R. Caillié, Conflit entre une épouse (et son campement) et son mari, 1828

Le 6 novembre, je fus témoin d’une scène qui m’amusa beaucoup. J’aperçus hors du camp quantité de femmes qui poussaient des cris glapissans, et des enfans qui jetaient des pierres; je m’approchai par curiosité. Je vis une femme en pleurs, enveloppée dans ses vêtemens, et soutenue par ses amies : comme je m’informais du sujet de son affliction, je vis plus loin plusieurs hommes disputant à une foule de femmes la charge de deux bœufs porteurs ; trois esclaves armés de courroies rossaient les femmes qui s’approchaient des bœufs ; celles ci, avec des bâtons, ripostaient et renversaient les charges.
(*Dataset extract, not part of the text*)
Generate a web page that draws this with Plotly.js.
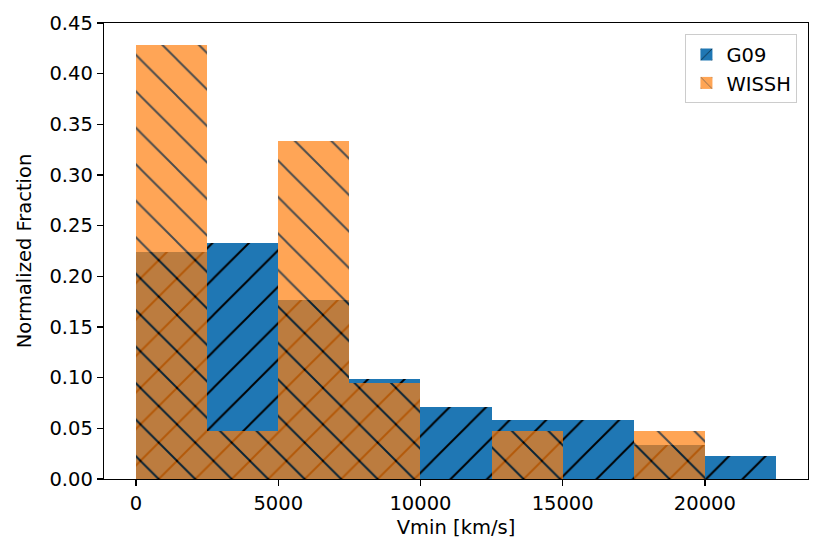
<!DOCTYPE html>
<html>
<head>
<meta charset="utf-8">
<script src="https://cdn.plot.ly/plotly-3.0.1.min.js"></script>
<style>
  html, body { margin: 0; padding: 0; background: #fff; }
  #chart { width: 830px; height: 558px; }
</style>
</head>
<body>
<div id="chart"></div>
<script>
// histogram bins of 2500 km/s, starting at 0
var binStart = [0, 2500, 5000, 7500, 10000, 12500, 15000, 17500, 20000];
var binWidth = 2500;
var g09 = [0.2243, 0.2326, 0.1767, 0.0987, 0.0711, 0.0579, 0.0579, 0.0332, 0.0230];
var wissh = [0.4286, 0.0476, 0.3333, 0.0952, 0, 0.0476, 0, 0.0476, 0];

var xTicks = [0, 5000, 10000, 15000, 20000];
var yTicks = [0, 0.05, 0.10, 0.15, 0.20, 0.25, 0.30, 0.35, 0.40, 0.45];

var centers = binStart.map(function (b) { return b + binWidth / 2; });

chart = document.getElementById("chart");

var data = [
  {
    type: 'bar',
    name: 'G09',
    x: centers,
    y: g09,
    width: binWidth,
    marker: {
      color: '#1f77b4',
      line: {width: 0},
      pattern: {shape: '/', size: 25.8, solidity: 0.075, fgcolor: '#000000', bgcolor: '#1f77b4', fillmode: 'replace'}
    }
  },
  {
    type: 'bar',
    name: 'WISSH',
    x: centers,
    y: wissh,
    width: binWidth,
    opacity: 0.7,
    marker: {
      color: '#ff7f0e',
      line: {width: 0},
      pattern: {shape: '\\', size: 25.8, solidity: 0.075, fgcolor: '#000000', bgcolor: '#ff7f0e', fillmode: 'replace'}
    }
  }
];

var axisFont = {family: 'DejaVu Sans', size: 19.5, color: '#000'};

var layout = {
  barmode: 'overlay',
  bargap: 0,
  width: 830,
  height: 558,
  margin: {l: 104, r: 22, t: 23, b: 79, pad: 0},
  paper_bgcolor: '#fff',
  plot_bgcolor: '#fff',
  font: axisFont,
  showlegend: true,
  legend: {
    x: 0.985, y: 0.975, xanchor: 'right', yanchor: 'top',
    bordercolor: '#cccccc', borderwidth: 1, bgcolor: 'rgba(255,255,255,0.8)',
    font: axisFont
  },
  xaxis: {
    range: [-1125, 23625],
    tickvals: xTicks,
    ticktext: xTicks.map(String),
    ticks: 'outside', ticklen: 6, tickwidth: 1.3, tickcolor: '#000',
    showline: true, linecolor: '#000', linewidth: 1.3, mirror: true,
    showgrid: false, zeroline: false,
    title: {text: 'Vmin [km/s]', font: axisFont, standoff: 6}
  },
  yaxis: {
    range: [0, 0.45],
    tickvals: yTicks,
    tickformat: '.2f',
    ticks: 'outside', ticklen: 6, tickwidth: 1.3, tickcolor: '#000',
    showline: true, linecolor: '#000', linewidth: 1.3, mirror: true,
    showgrid: false, zeroline: false,
    title: {text: 'Normalized Fraction', font: axisFont, standoff: 12}
  }
};

Plotly.newPlot(chart, data, layout, {displayModeBar: false, staticPlot: true});
</script>
</body>
</html>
Tandis que les hommes s’occupaient à les relever, elles en arrachaient ce qu’elles pouvaient, puis l’emportaient en chantant vers le camp, comme un trophée de leur victoire. Cette lutte dura plus de deux heures, et le bagage était sensiblement diminué, lorsque la femme et la fille du grand marabout s’en mêlèrent : elles s’assirent sur le reste du bagage, et les deux partis commencèrent s’entendre.

 La belle éplorée était née dans ce camp, et était mariée depuis quelque temps à un marabout d’un camp éloigné ; désirant voir ses parens, elle avait engagé son mari à l’accompagner à leur camp. Quelques jours après leur arrivée, le mari voulut repartir, mais à la prière de sa femme, il retarda son départ : cependant ses affaires l’appelant, il s’était décidé à se mettre en route, lorsque sa femme, voulant le retenir encore, lui suscita une querelle, le frappa même, et attroupa les femmes du camp contre lui. Celles-ci, comme des furies, s’acharnèrent sur le mari, qui fut secouru par quelques-uns de ses amis : mais lorsqu’ils voulaient relever les effets que les femmes jetaient par terre, elles les poussaient, les tiraient par leurs vêtemens, les faisaient rouler avec les ballots ; quatre fois les bœufs furent déchargés et rechargés en ma présence. Trois vigoureux nègres, esclaves du mari, avaient beau fouetter les femmes par ordre de leur maître, ils ne purent venir à bout d’écarter la foule; ils reçurent eux-mêmes des coups de bâton; et les enfans, toujours amis du désordre, faisaient pleuvoir une grêle de pierres sur eux et sur les marabouts.

 Enfin, la fille et la femme du grand marabout s’étant emparées du bagage, on capitula : elles furent priées de faire écarter la foule, et les marabouts promirent de ramener les effets au camp jusqu’au lendemain. Mais quand tout le monde se fut éloigné, ils chargèrent les bœufs, et s’en allèrent emportant tout au plus le quart de leurs effets. Dans la soirée, la femme se mit en route pour rejoindre son mari.

Les femmes mauresses ont beaucoup d’ascendant sur leurs maris, et souvent elles en abusent. La polygamie n’est pas en usage chez les Maures de cette partie de l’Afrique; leurs femmes ne souffriraient pas qu’ils eussent des concubines. Le roi lui-même n’a qu’une femme, comme ses sujets.